Assim, o Terreiro do Paço se tornou o local preferido de fidalgos, burgueses, populares, comerciantes, marinheiros, prostitutas, poetas, trovadores e outros, por sua localização privilegiada. O rei e a corte mudaram para o Palácio da Ribeira, em 1503, três anos após a descoberta do Brasil. O Paço da Ribeira foi totalmente destruido pelo terremoto de 1º de novembro de 1755 quando aconteceu um devastador maremoto na baixa. Hoje, algumas de suas instações estão os Ministérios do Governo.

E onde entra a Torre de Belém nesta história?

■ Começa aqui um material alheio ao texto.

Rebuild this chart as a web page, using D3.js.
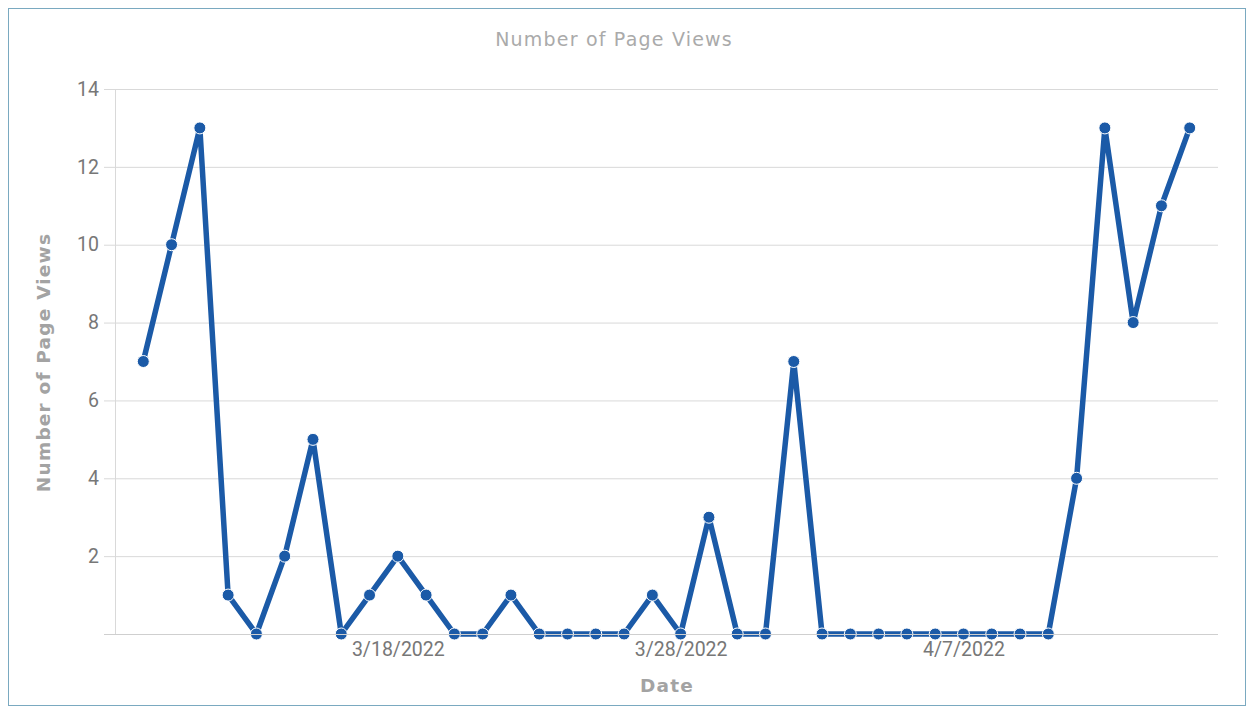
<!DOCTYPE html>
<html>
<head>
<meta charset="utf-8">
<script src="https://cdn.jsdelivr.net/npm/d3@7"></script>
<style>
  html, body { margin: 0; padding: 0; background: #fff; }
  svg { display: block; }
</style>
</head>
<body>
<div id="chart"></div>
<script>
// page views per day, 3/9/2022 .. 4/15/2022
var dates = [
  "2022-03-09", "2022-03-10", "2022-03-11", "2022-03-12", "2022-03-13",
  "2022-03-14", "2022-03-15", "2022-03-16", "2022-03-17", "2022-03-18",
  "2022-03-19", "2022-03-20", "2022-03-21", "2022-03-22", "2022-03-23",
  "2022-03-24", "2022-03-25", "2022-03-26", "2022-03-27", "2022-03-28",
  "2022-03-29", "2022-03-30", "2022-03-31", "2022-04-01", "2022-04-02",
  "2022-04-03", "2022-04-04", "2022-04-05", "2022-04-06", "2022-04-07",
  "2022-04-08", "2022-04-09", "2022-04-10", "2022-04-11", "2022-04-12",
  "2022-04-13", "2022-04-14", "2022-04-15"
];
var views = [
  7, 10, 13, 1, 0,
  2, 5, 0, 1, 2,
  1, 0, 0, 1, 0,
  0, 0, 0, 1, 0,
  3, 0, 0, 7, 0,
  0, 0, 0, 0, 0,
  0, 0, 0, 4, 13,
  8, 11, 13
];
var xTicks = ["2022-03-18", "2022-03-28", "2022-04-07"];
var yTicks = [2, 4, 6, 8, 10, 12, 14];

(function () {
  var W = 1252, H = 709,
    left = 115, right = 1218, top = 89, bottom = 634,
    parse = d3.timeParse("%Y-%m-%d"),
    fmt = d3.timeFormat("%-m/%-d/%Y"),
    lineColor = "#1b5aa7",
    data = dates.map(function (d, i) { return {date: parse(d), value: views[i]}; });

  var svg = d3.select("#chart").append("svg")
    .attr("width", W)
    .attr("height", H);

  // frame
  svg.append("rect")
    .attr("x", 8.5).attr("y", 8.5)
    .attr("width", 1237).attr("height", 697)
    .attr("fill", "#fff")
    .attr("stroke", "#7aa9c0")
    .attr("stroke-width", 1);

  var x = d3.scaleTime()
    .domain([d3.timeDay.offset(data[0].date, -1), d3.timeDay.offset(data[data.length - 1].date, 1)])
    .range([left, right]);

  var y = d3.scaleLinear()
    .domain([0, 14])
    .range([bottom, top]);

  // horizontal grid + y labels
  var yAxis = svg.append("g")
    .attr("transform", "translate(" + left + ",0)")
    .call(d3.axisLeft(y).tickValues(yTicks).tickSize(-(right - left)).tickPadding(16));
  yAxis.select(".domain").remove();
  yAxis.selectAll(".tick line")
    .attr("x1", -11)
    .attr("stroke", "#d9d9d9");
  yAxis.selectAll(".tick text")
    .attr("fill", "#777")
    .style("font-family", "Roboto, sans-serif")
    .style("font-size", "19.5px");

  // y axis vertical line
  svg.append("line")
    .attr("x1", left + 0.5).attr("x2", left + 0.5)
    .attr("y1", top).attr("y2", bottom)
    .attr("stroke", "#d9d9d9");

  // series
  var line = d3.line()
    .x(function (d) { return x(d.date); })
    .y(function (d) { return y(d.value); });

  svg.append("path")
    .datum(data)
    .attr("d", line)
    .attr("fill", "none")
    .attr("stroke", lineColor)
    .attr("stroke-width", 5.5)
    .attr("stroke-linejoin", "round");

  svg.append("g").selectAll("circle")
    .data(data)
    .enter().append("circle")
    .attr("cx", function (d) { return x(d.date); })
    .attr("cy", function (d) { return y(d.value); })
    .attr("r", 6)
    .attr("fill", lineColor)
    .attr("stroke", "#fff")
    .attr("stroke-width", 1);

  // x axis baseline drawn over the series
  var xAxis = svg.append("g")
    .attr("transform", "translate(0," + bottom + ")")
    .call(d3.axisBottom(x).tickValues(xTicks.map(parse)).tickFormat(fmt).tickSize(0).tickPadding(8));
  xAxis.select(".domain")
    .attr("d", "M" + (left - 11) + ",0.5H" + right)
    .attr("stroke", "#cfcfcf");
  xAxis.selectAll(".tick text")
    .attr("fill", "#777")
    .style("font-family", "Roboto, sans-serif")
    .style("font-size", "19.5px");

  // titles
  svg.append("text")
    .attr("x", 614).attr("y", 46)
    .attr("text-anchor", "middle")
    .attr("fill", "#aaa")
    .style("font-family", "'DejaVu Sans', sans-serif")
    .style("font-size", "19px")
    .style("letter-spacing", "1.2px")
    .text("Number of Page Views");

  svg.append("text")
    .attr("x", 667).attr("y", 692)
    .attr("text-anchor", "middle")
    .attr("fill", "#a3a3a3")
    .style("font-family", "'DejaVu Sans', sans-serif")
    .style("font-weight", "bold")
    .style("font-size", "18.5px")
    .style("letter-spacing", "1.2px")
    .text("Date");

  svg.append("text")
    .attr("transform", "translate(50," + ((top + bottom) / 2 + 1) + ") rotate(-90)")
    .attr("text-anchor", "middle")
    .attr("fill", "#a3a3a3")
    .style("font-family", "'DejaVu Sans', sans-serif")
    .style("font-weight", "bold")
    .style("font-size", "18.5px")
    .style("letter-spacing", "1.2px")
    .text("Number of Page Views");
}());
</script>
</body>
</html>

O Restelo era o grande porto e o local de partida e chega dos navegadores portugueses. Essa região precisava de fortificações militares com canhões apontados em direção ao Tejo e ao Atlântico, pois, a Corte Portuguesa tornara-se uma referência no comércio internacional com o estabelecimento das rotas maritimas com a Ìndia, Goa e Malaca, África e Brasil.

Nessa área do Restelo manda erguer a Torre de São Vicente (Belém) com trinta metros de altura, forma hexagonal e 40 metros de comprimentod, com batertias de fogo (canhões) colocadas no baluarte e voltadas para o Sul e para o Tejo. 

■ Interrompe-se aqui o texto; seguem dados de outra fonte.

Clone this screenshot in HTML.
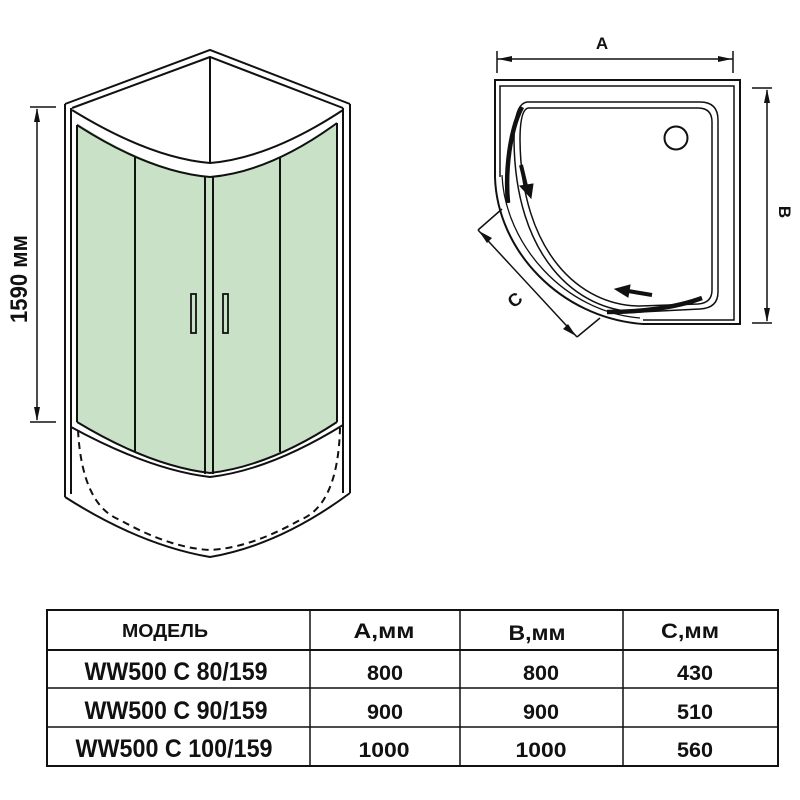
<!DOCTYPE html>
<html><head><meta charset="utf-8"><style>
html,body{margin:0;padding:0;background:#fff}
svg{display:block}
text{font-family:"Liberation Sans",sans-serif;font-weight:bold;fill:#111}
</style></head><body>
<svg width="800" height="800" viewBox="0 0 800 800" xmlns="http://www.w3.org/2000/svg">
<g fill="none" stroke="#111" stroke-width="2">
<path d="M77,123 Q150,170 210,177 Q270,170 337,123 L337,422 Q270,466 210,473 Q150,466 77,422 Z" fill="#c9e1c6" stroke="none"/>
<path d="M65,104 L210,50 L350,104"/>
<path d="M72,108 L210,57 L343,108"/>
<line x1="65" y1="104" x2="65" y2="497"/>
<line x1="71" y1="108" x2="71" y2="494"/>
<line x1="350" y1="104" x2="350" y2="493"/>
<line x1="343" y1="108" x2="343" y2="493"/>
<path d="M65,497 Q140,545 210,557 Q280,545 350,493"/>
<path d="M72,110 Q150,158 210,163 Q270,158 343,110"/>
<path d="M77,125 Q150,172 210,177 Q270,172 337,123"/>
<line x1="210" y1="57" x2="210" y2="163"/>
<line x1="77" y1="125" x2="77" y2="422"/>
<line x1="337" y1="123" x2="337" y2="422"/>
<path d="M71,427 Q150,470 210,477 Q270,470 343,425"/>
<path d="M77,422 Q150,466 210,473 Q270,466 337,422"/>
<line x1="135" y1="157" x2="135" y2="452"/>
<line x1="205" y1="177" x2="205" y2="474"/>
<line x1="213" y1="177" x2="213" y2="474"/>
<line x1="280" y1="158" x2="280" y2="452"/>
<rect x="191" y="294" width="5" height="39" stroke-width="1.8"/>
<rect x="223" y="294" width="5" height="39" stroke-width="1.8"/>
<path d="M78,430 Q82,505 120,520 Q170,548 210,550 Q250,548 300,520 Q338,505 340,428" stroke-dasharray="7,5"/>
<line x1="37" y1="109" x2="37" y2="420" stroke-width="1.5"/>
<line x1="30" y1="107" x2="56" y2="107" stroke-width="1.5"/>
<line x1="30" y1="422" x2="56" y2="422" stroke-width="1.5"/>
<path d="M37,108 L34,122 L40,122 Z M37,421 L34,407 L40,407 Z" fill="#111" stroke="none"/>

<line x1="497" y1="59" x2="733" y2="59" stroke-width="1.5"/>
<line x1="497" y1="51" x2="497" y2="73" stroke-width="1.5"/>
<line x1="733" y1="51" x2="733" y2="73" stroke-width="1.5"/>
<path d="M498,59 L512,56 L512,62 Z M732,59 L718,56 L718,62 Z" fill="#111" stroke="none"/>
<path d="M495,177 L495,80 L740,80 L740,324 L643,324"/>
<path d="M643,320 L734,320 L734,86 L500,86 L500,177" stroke-width="1.5"/>
<path d="M495,177 C497,250 560,318 643,324"/>
<path d="M502,175 C505,245 565,312 640,318" stroke-width="1.3"/>
<path d="M527,102 L700,102 Q718,102 718,120 L718,292 Q718,308 700,309 L640,312 C575,312 515,255 514,140 Q514,104 527,102" stroke-width="1.5"/>
<path d="M528,108 L698,108 Q712,108 712,122 L712,290 Q712,303 698,304 L640,306 C580,306 521,252 520,140 Q520,110 528,108" stroke-width="1.5"/>
<path d="M522,107 C510,130 505,170 508,203" stroke-width="4.5"/>
<path d="M607,312 C640,312 675,308 702,298" stroke-width="4.5"/>
<path d="M521,165 L526,186" stroke-width="4"/>
<path d="M520,186 L531,198 L533,184 Z" fill="#111" stroke="#111" stroke-width="1"/>
<path d="M652,295 L628,291" stroke-width="4"/>
<path d="M630,285 L615,289 L628,297 Z" fill="#111" stroke="#111" stroke-width="1"/>
<circle cx="676" cy="138" r="11.5"/>
<line x1="767" y1="90" x2="767" y2="321" stroke-width="1.5"/>
<line x1="752" y1="88" x2="772" y2="88" stroke-width="1.5"/>
<line x1="752" y1="323" x2="772" y2="323" stroke-width="1.5"/>
<path d="M767,89 L764,103 L770,103 Z M767,322 L764,308 L770,308 Z" fill="#111" stroke="none"/>
<line x1="478" y1="230" x2="577" y2="337" stroke-width="1.5"/>
<line x1="478" y1="230" x2="502" y2="209" stroke-width="1.5"/>
<line x1="577" y1="337" x2="600" y2="318" stroke-width="1.5"/>
<path d="M479,231 L492,238 L487,243 Z M576,336 L563,329 L568,324 Z" fill="#111" stroke="none"/>
<rect x="47" y="610" width="731" height="156" stroke-width="2"/>
<line x1="47" y1="650" x2="778" y2="650" stroke-width="2"/>
<line x1="47" y1="688" x2="778" y2="688" stroke-width="1.5"/>
<line x1="47" y1="727" x2="778" y2="727" stroke-width="1.5"/>
<line x1="310" y1="610" x2="310" y2="766" stroke-width="1.5"/>
<line x1="460" y1="610" x2="460" y2="766" stroke-width="1.5"/>
<line x1="623" y1="610" x2="623" y2="766" stroke-width="1.5"/>
</g>
<text x="0" y="0" font-size="24" text-anchor="middle" textLength="88" lengthAdjust="spacingAndGlyphs" transform="translate(27,279) rotate(-90)">1590 мм</text>
<text x="602" y="49" font-size="17" text-anchor="middle">A</text>
<text x="0" y="0" font-size="17" text-anchor="middle" transform="translate(779,212) rotate(90)">B</text>
<text x="0" y="0" font-size="18" text-anchor="middle" transform="translate(515,300) rotate(-40) translate(0,6)">C</text>
<g text-anchor="middle">
<text x="165" y="637" font-size="18" textLength="86" lengthAdjust="spacingAndGlyphs">МОДЕЛЬ</text>
<text x="384" y="638" font-size="21" textLength="61" lengthAdjust="spacingAndGlyphs">A,мм</text>
<text x="537" y="640" font-size="21" textLength="57" lengthAdjust="spacingAndGlyphs">B,мм</text>
<text x="690" y="638" font-size="21" textLength="58" lengthAdjust="spacingAndGlyphs">C,мм</text>
<text x="176" y="680" font-size="25" textLength="183" lengthAdjust="spacingAndGlyphs">WW500 C 80/159</text>
<text x="385" y="680" font-size="21" textLength="36" lengthAdjust="spacingAndGlyphs">800</text>
<text x="541" y="680" font-size="21" textLength="36" lengthAdjust="spacingAndGlyphs">800</text>
<text x="695" y="680" font-size="21" textLength="36" lengthAdjust="spacingAndGlyphs">430</text>
<text x="176" y="719" font-size="25" textLength="183" lengthAdjust="spacingAndGlyphs">WW500 C 90/159</text>
<text x="385" y="719" font-size="21" textLength="36" lengthAdjust="spacingAndGlyphs">900</text>
<text x="541" y="719" font-size="21" textLength="36" lengthAdjust="spacingAndGlyphs">900</text>
<text x="695" y="719" font-size="21" textLength="36" lengthAdjust="spacingAndGlyphs">510</text>
<text x="174" y="757" font-size="25" textLength="197" lengthAdjust="spacingAndGlyphs">WW500 C 100/159</text>
<text x="384" y="757" font-size="21" textLength="51" lengthAdjust="spacingAndGlyphs">1000</text>
<text x="541" y="757" font-size="21" textLength="51" lengthAdjust="spacingAndGlyphs">1000</text>
<text x="695" y="757" font-size="21" textLength="36" lengthAdjust="spacingAndGlyphs">560</text>
</g>
</svg>
</body></html>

Na verdade, dom Dom Manuel vai executar o projeto de seu antecessor, D. João II (1481-1495), que idealizou um plano de defesa do porto da capital, baseado em três torres fortificadas: a de São Sebastião da Caparica (Baluarte da Caparica ou Torre Velha), na margem esquerda do Tejo; e na margem direita, as de Santo António de Cascais (Baluarte de Cascais) e de São Vicente de Belém (Baluarte de São Vicente. 

O Baluarte de Cascais foi iniciado em 1488, prosseguindo as suas obras ainda em 1505. Não se conhecem referências históricas a esta torre e nem aos trabalhos nela realizados nas décadas seguintes, embora se acredite que as muralhas, expostas ao embate da corrente das águas do rio, fossem reparadas ao final de cada inverno.

O Forte de São Sebastião de Caparica também denominado como Torre de São Sebastião de Caparica, Torre Velha e Fortaleza da Torre Velha, localiza-se na vila do Monte de Caparica, freguesia da Caparica, concelho de Almada, distrito de Setúbal. Era, portanto, um sistema integrado de defesa a partir da entrada do Atlântico para chegar no Tejo e a Lisboa.

Não conheço os baluartes de Cascais e de Caparica, ficam para a próxima viagem que fizer a Portugal, mas, a Torre de Belém, sim, hoje, um monumento turístico como as demais porque perderam as suas finalidades militares. Foram os tempos das conquistas pelos mares e rios com as novas tecnologias militares e o surgimento da aviação.

Mas, lembrando que no final do século XV e inicio do XVI, épocas de dom João II e dom Manuel, todo o movimento econômico se dava pelo mar e pelos rios. Só havia um caminho para Lisboa a levar riquezas de suas conquistas ou para invasões de outros países: pelo mar. 

E quando se visita a Torre de Belém sobretudo a parte interna e tem-se a visão dos canhões e da artilharia rasante, tiros quase a linha d'água, vê-se a importância militar da Torre de Belém. Em Salvador, existe algo assemelhado em artilharia rasante, o Forte do Mar ou de São Marcelo, erguido na linha d'água da Baía de Todos os Santos.

Havia, ainda, em Lisboa, naquela época, o Torreão de Terzi, torre abaluartada sobre o Tejo, que permitia ao soberano e sua Corte vigiarem a entrada e saida de navios do comércio ultramarino e abaixo dela funcionava a Casa da Índia, a aduana para controlar bens e riquezas das conquistas.

De todas elas, a mais encantadora é a Torre de Belém. É deslumbrante ainda hoje.